═══ Provided records

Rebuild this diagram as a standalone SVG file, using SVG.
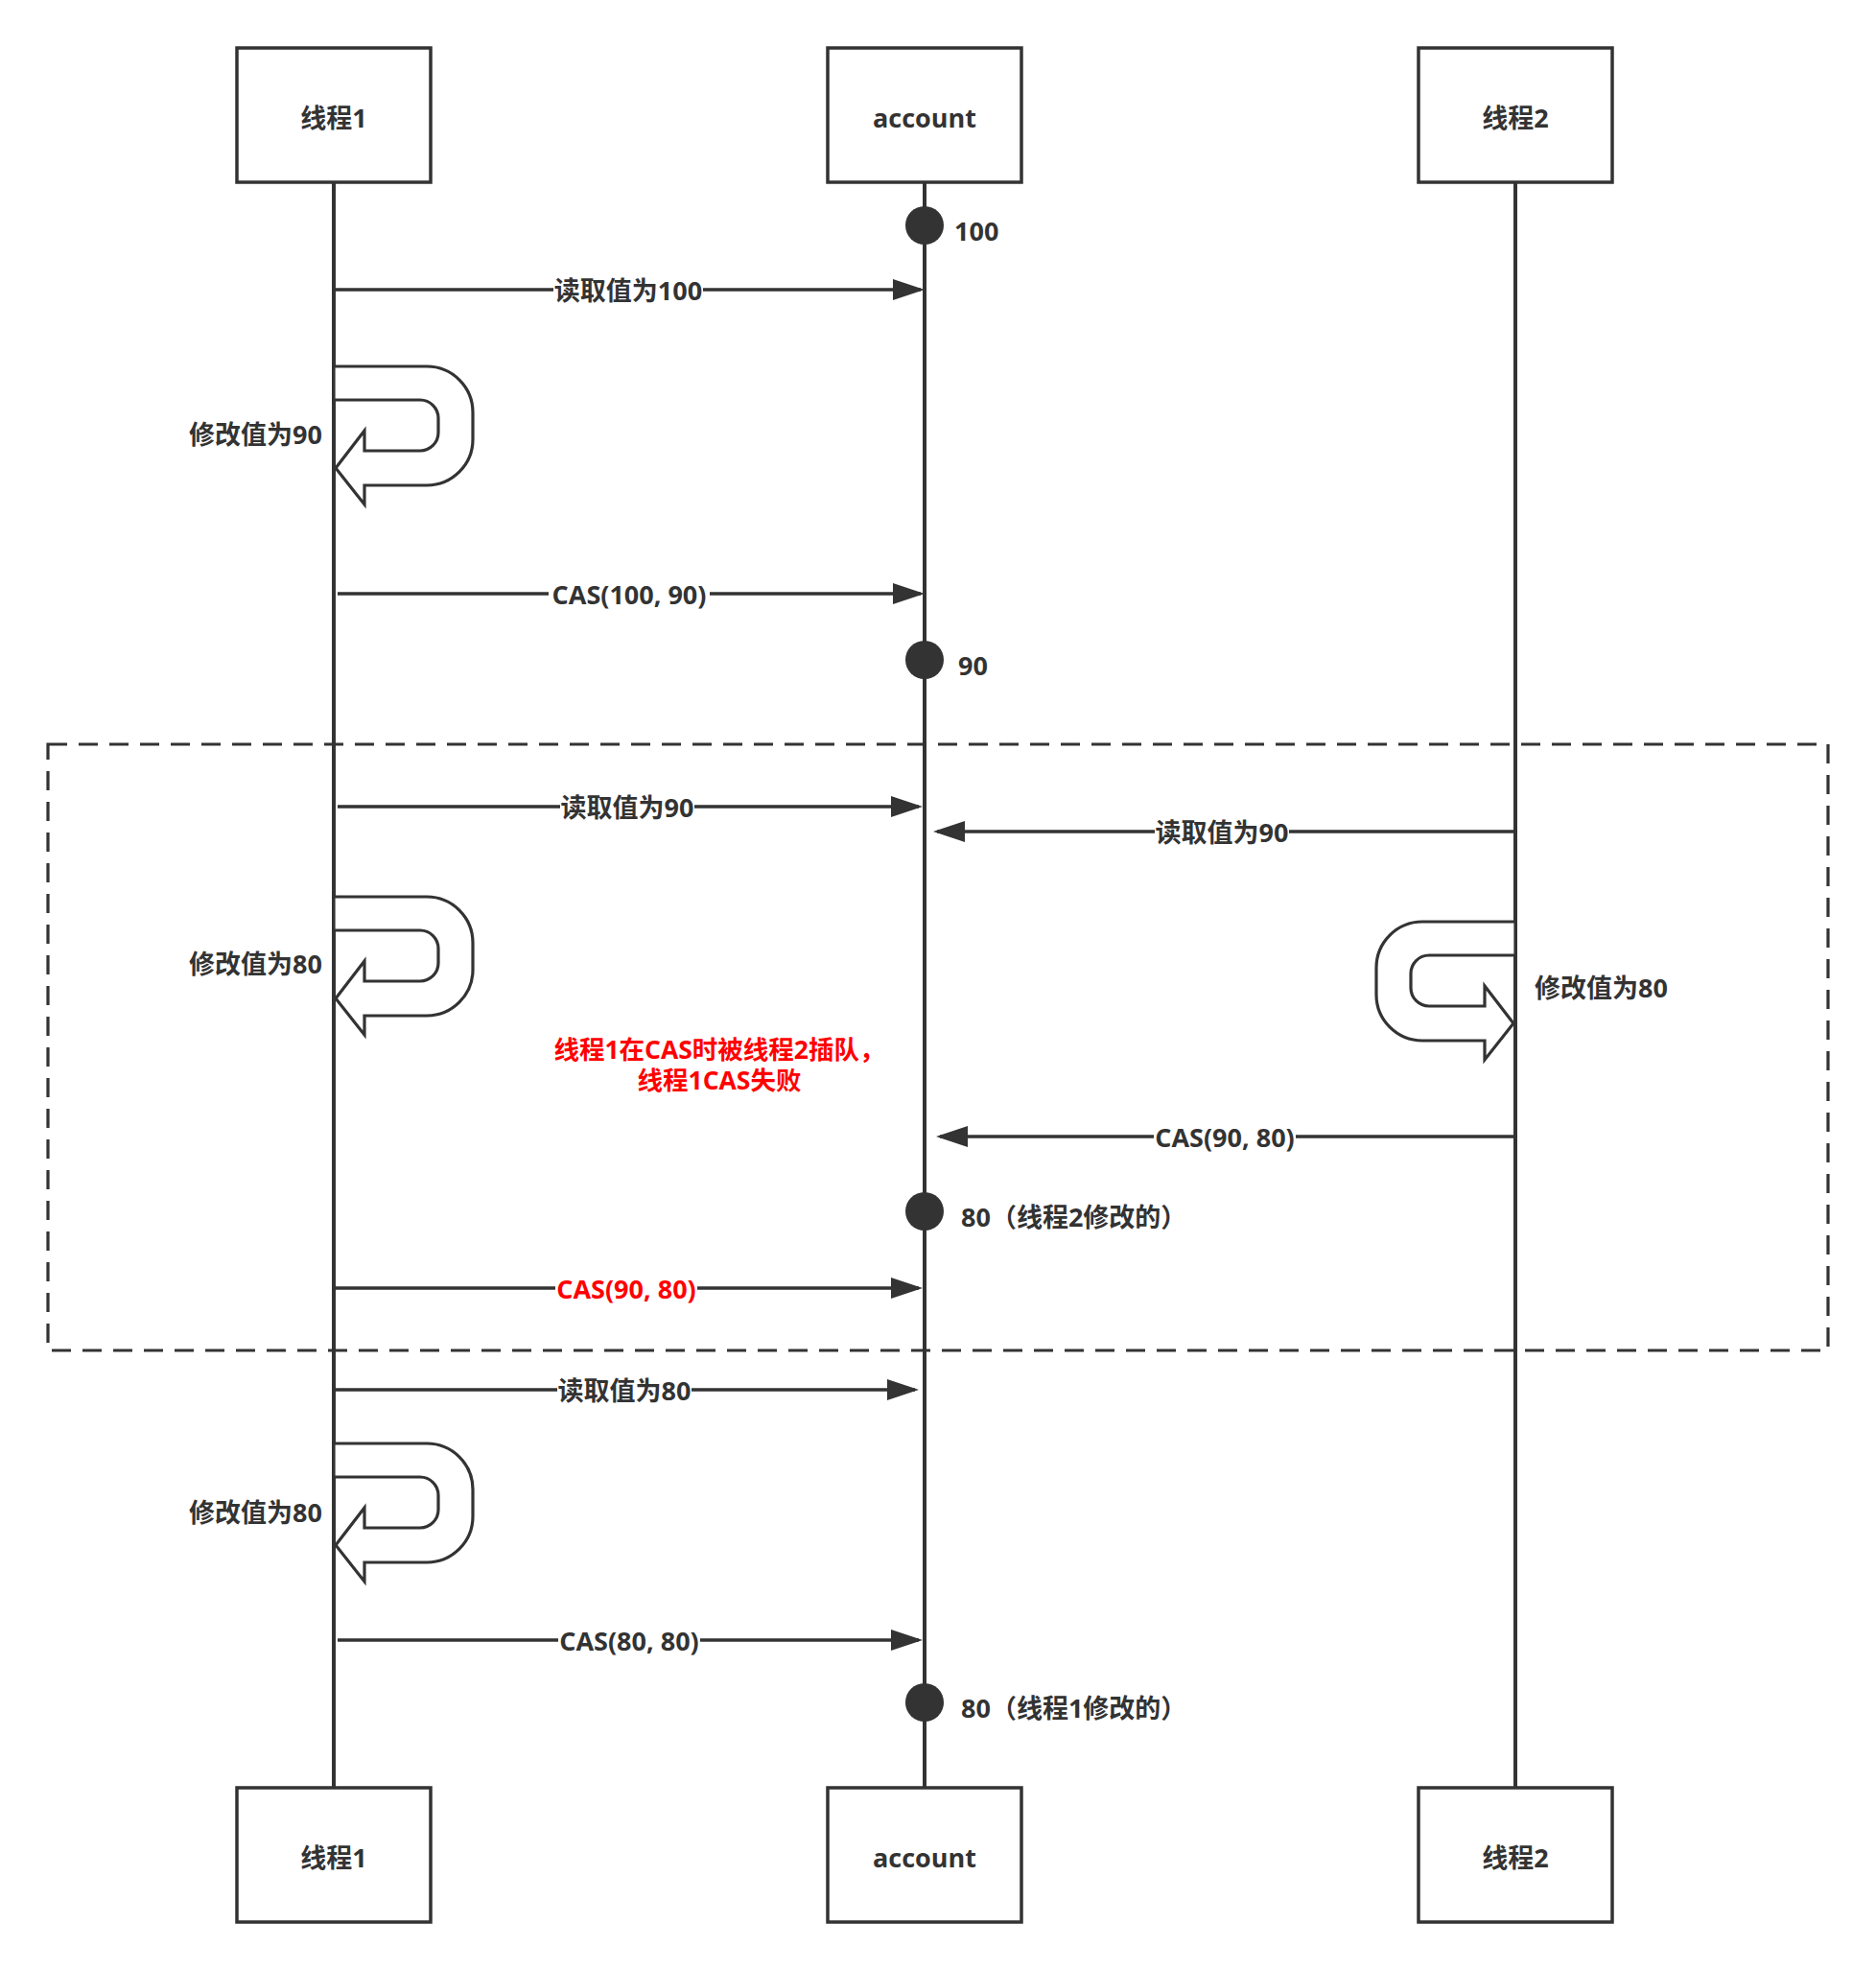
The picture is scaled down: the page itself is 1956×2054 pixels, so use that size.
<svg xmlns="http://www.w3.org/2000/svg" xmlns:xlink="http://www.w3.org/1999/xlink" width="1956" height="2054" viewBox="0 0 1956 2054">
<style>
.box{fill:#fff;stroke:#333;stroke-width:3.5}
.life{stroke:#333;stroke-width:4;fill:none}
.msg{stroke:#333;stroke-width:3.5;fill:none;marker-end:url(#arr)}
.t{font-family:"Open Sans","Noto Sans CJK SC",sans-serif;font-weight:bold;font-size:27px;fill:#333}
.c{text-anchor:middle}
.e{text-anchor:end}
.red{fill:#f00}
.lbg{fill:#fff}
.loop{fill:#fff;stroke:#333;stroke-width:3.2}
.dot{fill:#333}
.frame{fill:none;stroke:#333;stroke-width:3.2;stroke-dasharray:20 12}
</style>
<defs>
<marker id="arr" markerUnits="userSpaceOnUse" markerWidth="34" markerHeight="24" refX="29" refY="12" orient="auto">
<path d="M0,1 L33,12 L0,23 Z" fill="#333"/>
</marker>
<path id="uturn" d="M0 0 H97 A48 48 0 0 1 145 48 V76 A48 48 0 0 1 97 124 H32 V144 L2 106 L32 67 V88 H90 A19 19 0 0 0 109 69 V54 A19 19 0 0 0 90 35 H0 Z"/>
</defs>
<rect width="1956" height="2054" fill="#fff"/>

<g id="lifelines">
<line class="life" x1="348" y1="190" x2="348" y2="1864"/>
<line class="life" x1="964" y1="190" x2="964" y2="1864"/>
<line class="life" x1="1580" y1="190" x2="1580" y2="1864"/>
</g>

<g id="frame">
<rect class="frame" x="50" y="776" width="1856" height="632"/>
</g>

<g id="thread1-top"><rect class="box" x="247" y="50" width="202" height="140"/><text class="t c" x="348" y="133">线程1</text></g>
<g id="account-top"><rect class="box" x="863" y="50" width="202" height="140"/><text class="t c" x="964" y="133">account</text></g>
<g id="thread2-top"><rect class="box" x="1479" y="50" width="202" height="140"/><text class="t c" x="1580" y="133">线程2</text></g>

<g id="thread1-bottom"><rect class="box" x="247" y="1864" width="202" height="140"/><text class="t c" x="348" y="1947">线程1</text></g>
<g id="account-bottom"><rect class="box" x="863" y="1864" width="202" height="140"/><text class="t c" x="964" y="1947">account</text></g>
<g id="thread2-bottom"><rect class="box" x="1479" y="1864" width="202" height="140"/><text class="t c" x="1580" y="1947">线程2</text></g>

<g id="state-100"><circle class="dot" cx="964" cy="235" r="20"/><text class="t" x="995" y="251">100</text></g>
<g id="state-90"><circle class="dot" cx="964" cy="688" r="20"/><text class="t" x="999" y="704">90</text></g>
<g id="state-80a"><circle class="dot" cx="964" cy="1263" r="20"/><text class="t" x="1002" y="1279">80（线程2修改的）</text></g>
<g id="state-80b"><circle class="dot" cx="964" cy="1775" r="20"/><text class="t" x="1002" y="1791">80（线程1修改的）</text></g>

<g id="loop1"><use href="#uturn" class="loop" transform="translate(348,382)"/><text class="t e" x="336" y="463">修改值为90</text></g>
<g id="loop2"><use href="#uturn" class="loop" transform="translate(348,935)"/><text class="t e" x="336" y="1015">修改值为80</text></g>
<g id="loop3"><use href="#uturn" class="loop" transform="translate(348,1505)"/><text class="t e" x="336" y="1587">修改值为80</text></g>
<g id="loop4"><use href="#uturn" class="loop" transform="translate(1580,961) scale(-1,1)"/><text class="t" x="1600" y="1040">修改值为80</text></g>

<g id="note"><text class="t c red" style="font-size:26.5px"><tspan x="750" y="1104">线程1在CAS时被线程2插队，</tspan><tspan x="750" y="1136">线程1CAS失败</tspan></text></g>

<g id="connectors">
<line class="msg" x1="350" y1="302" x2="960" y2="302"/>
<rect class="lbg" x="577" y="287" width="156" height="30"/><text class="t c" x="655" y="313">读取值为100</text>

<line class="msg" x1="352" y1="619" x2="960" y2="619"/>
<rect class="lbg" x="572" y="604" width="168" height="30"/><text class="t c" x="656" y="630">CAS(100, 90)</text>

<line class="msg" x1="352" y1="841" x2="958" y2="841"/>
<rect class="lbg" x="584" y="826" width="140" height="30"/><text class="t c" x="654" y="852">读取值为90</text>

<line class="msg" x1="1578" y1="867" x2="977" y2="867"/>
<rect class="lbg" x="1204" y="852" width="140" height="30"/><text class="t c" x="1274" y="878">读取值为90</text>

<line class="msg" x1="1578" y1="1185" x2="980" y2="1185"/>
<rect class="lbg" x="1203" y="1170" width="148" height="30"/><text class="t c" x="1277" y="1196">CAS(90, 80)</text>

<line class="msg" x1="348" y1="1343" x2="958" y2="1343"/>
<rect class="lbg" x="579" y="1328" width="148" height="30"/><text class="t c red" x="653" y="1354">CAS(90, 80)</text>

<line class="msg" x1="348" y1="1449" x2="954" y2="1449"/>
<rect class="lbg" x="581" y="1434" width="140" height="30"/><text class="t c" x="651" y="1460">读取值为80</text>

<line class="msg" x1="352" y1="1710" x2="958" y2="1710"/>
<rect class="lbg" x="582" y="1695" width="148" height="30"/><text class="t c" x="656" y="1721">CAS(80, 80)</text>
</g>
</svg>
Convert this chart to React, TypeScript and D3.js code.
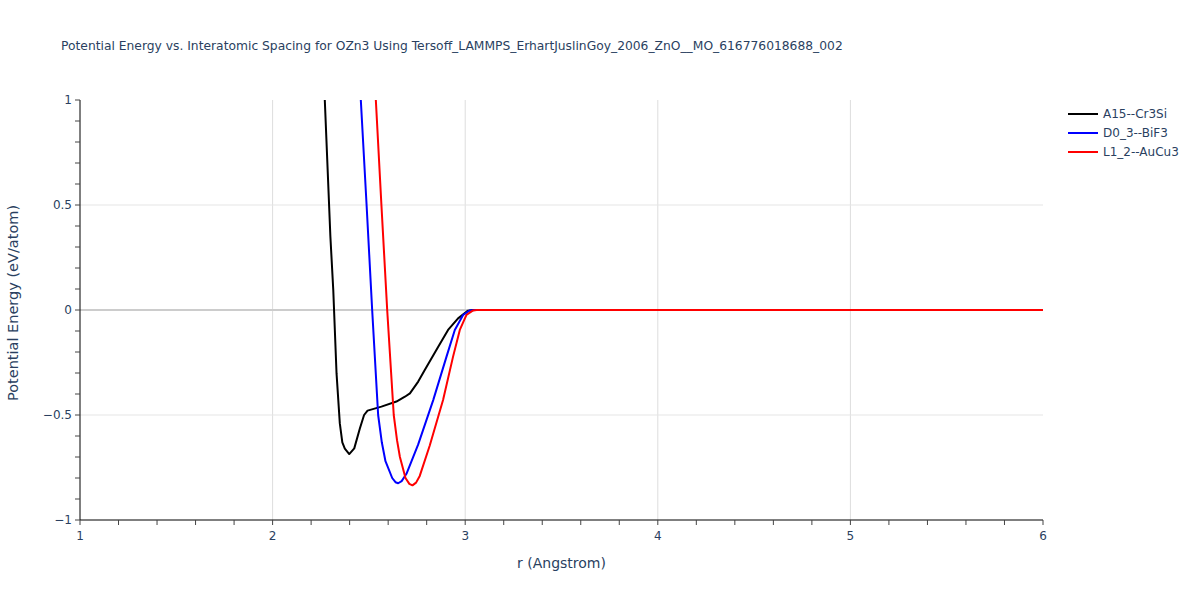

══════

Your goal:
Retype every record above exactly as written, but leave out the pictures.

Reply to the task:
Rebuild this diagram as a standalone SVG file, using SVG.
The picture is scaled down: the page itself is 1956×2054 pixels, so use that size.
<svg xmlns="http://www.w3.org/2000/svg" xmlns:xlink="http://www.w3.org/1999/xlink" width="1956" height="2054" viewBox="0 0 1956 2054">
<style>
.box{fill:#fff;stroke:#333;stroke-width:3.5}
.life{stroke:#333;stroke-width:4;fill:none}
.msg{stroke:#333;stroke-width:3.5;fill:none;marker-end:url(#arr)}
.t{font-family:"Open Sans","Noto Sans CJK SC",sans-serif;font-weight:bold;font-size:27px;fill:#333}
.c{text-anchor:middle}
.e{text-anchor:end}
.red{fill:#f00}
.lbg{fill:#fff}
.loop{fill:#fff;stroke:#333;stroke-width:3.2}
.dot{fill:#333}
.frame{fill:none;stroke:#333;stroke-width:3.2;stroke-dasharray:20 12}
</style>
<defs>
<marker id="arr" markerUnits="userSpaceOnUse" markerWidth="34" markerHeight="24" refX="29" refY="12" orient="auto">
<path d="M0,1 L33,12 L0,23 Z" fill="#333"/>
</marker>
<path id="uturn" d="M0 0 H97 A48 48 0 0 1 145 48 V76 A48 48 0 0 1 97 124 H32 V144 L2 106 L32 67 V88 H90 A19 19 0 0 0 109 69 V54 A19 19 0 0 0 90 35 H0 Z"/>
</defs>
<rect width="1956" height="2054" fill="#fff"/>

<g id="lifelines">
<line class="life" x1="348" y1="190" x2="348" y2="1864"/>
<line class="life" x1="964" y1="190" x2="964" y2="1864"/>
<line class="life" x1="1580" y1="190" x2="1580" y2="1864"/>
</g>

<g id="frame">
<rect class="frame" x="50" y="776" width="1856" height="632"/>
</g>

<g id="thread1-top"><rect class="box" x="247" y="50" width="202" height="140"/><text class="t c" x="348" y="133">线程1</text></g>
<g id="account-top"><rect class="box" x="863" y="50" width="202" height="140"/><text class="t c" x="964" y="133">account</text></g>
<g id="thread2-top"><rect class="box" x="1479" y="50" width="202" height="140"/><text class="t c" x="1580" y="133">线程2</text></g>

<g id="thread1-bottom"><rect class="box" x="247" y="1864" width="202" height="140"/><text class="t c" x="348" y="1947">线程1</text></g>
<g id="account-bottom"><rect class="box" x="863" y="1864" width="202" height="140"/><text class="t c" x="964" y="1947">account</text></g>
<g id="thread2-bottom"><rect class="box" x="1479" y="1864" width="202" height="140"/><text class="t c" x="1580" y="1947">线程2</text></g>

<g id="state-100"><circle class="dot" cx="964" cy="235" r="20"/><text class="t" x="995" y="251">100</text></g>
<g id="state-90"><circle class="dot" cx="964" cy="688" r="20"/><text class="t" x="999" y="704">90</text></g>
<g id="state-80a"><circle class="dot" cx="964" cy="1263" r="20"/><text class="t" x="1002" y="1279">80（线程2修改的）</text></g>
<g id="state-80b"><circle class="dot" cx="964" cy="1775" r="20"/><text class="t" x="1002" y="1791">80（线程1修改的）</text></g>

<g id="loop1"><use href="#uturn" class="loop" transform="translate(348,382)"/><text class="t e" x="336" y="463">修改值为90</text></g>
<g id="loop2"><use href="#uturn" class="loop" transform="translate(348,935)"/><text class="t e" x="336" y="1015">修改值为80</text></g>
<g id="loop3"><use href="#uturn" class="loop" transform="translate(348,1505)"/><text class="t e" x="336" y="1587">修改值为80</text></g>
<g id="loop4"><use href="#uturn" class="loop" transform="translate(1580,961) scale(-1,1)"/><text class="t" x="1600" y="1040">修改值为80</text></g>

<g id="note"><text class="t c red" style="font-size:26.5px"><tspan x="750" y="1104">线程1在CAS时被线程2插队，</tspan><tspan x="750" y="1136">线程1CAS失败</tspan></text></g>

<g id="connectors">
<line class="msg" x1="350" y1="302" x2="960" y2="302"/>
<rect class="lbg" x="577" y="287" width="156" height="30"/><text class="t c" x="655" y="313">读取值为100</text>

<line class="msg" x1="352" y1="619" x2="960" y2="619"/>
<rect class="lbg" x="572" y="604" width="168" height="30"/><text class="t c" x="656" y="630">CAS(100, 90)</text>

<line class="msg" x1="352" y1="841" x2="958" y2="841"/>
<rect class="lbg" x="584" y="826" width="140" height="30"/><text class="t c" x="654" y="852">读取值为90</text>

<line class="msg" x1="1578" y1="867" x2="977" y2="867"/>
<rect class="lbg" x="1204" y="852" width="140" height="30"/><text class="t c" x="1274" y="878">读取值为90</text>

<line class="msg" x1="1578" y1="1185" x2="980" y2="1185"/>
<rect class="lbg" x="1203" y="1170" width="148" height="30"/><text class="t c" x="1277" y="1196">CAS(90, 80)</text>

<line class="msg" x1="348" y1="1343" x2="958" y2="1343"/>
<rect class="lbg" x="579" y="1328" width="148" height="30"/><text class="t c red" x="653" y="1354">CAS(90, 80)</text>

<line class="msg" x1="348" y1="1449" x2="954" y2="1449"/>
<rect class="lbg" x="581" y="1434" width="140" height="30"/><text class="t c" x="651" y="1460">读取值为80</text>

<line class="msg" x1="352" y1="1710" x2="958" y2="1710"/>
<rect class="lbg" x="582" y="1695" width="148" height="30"/><text class="t c" x="656" y="1721">CAS(80, 80)</text>
</g>
</svg>
Convert this chart to React, TypeScript and D3.js code.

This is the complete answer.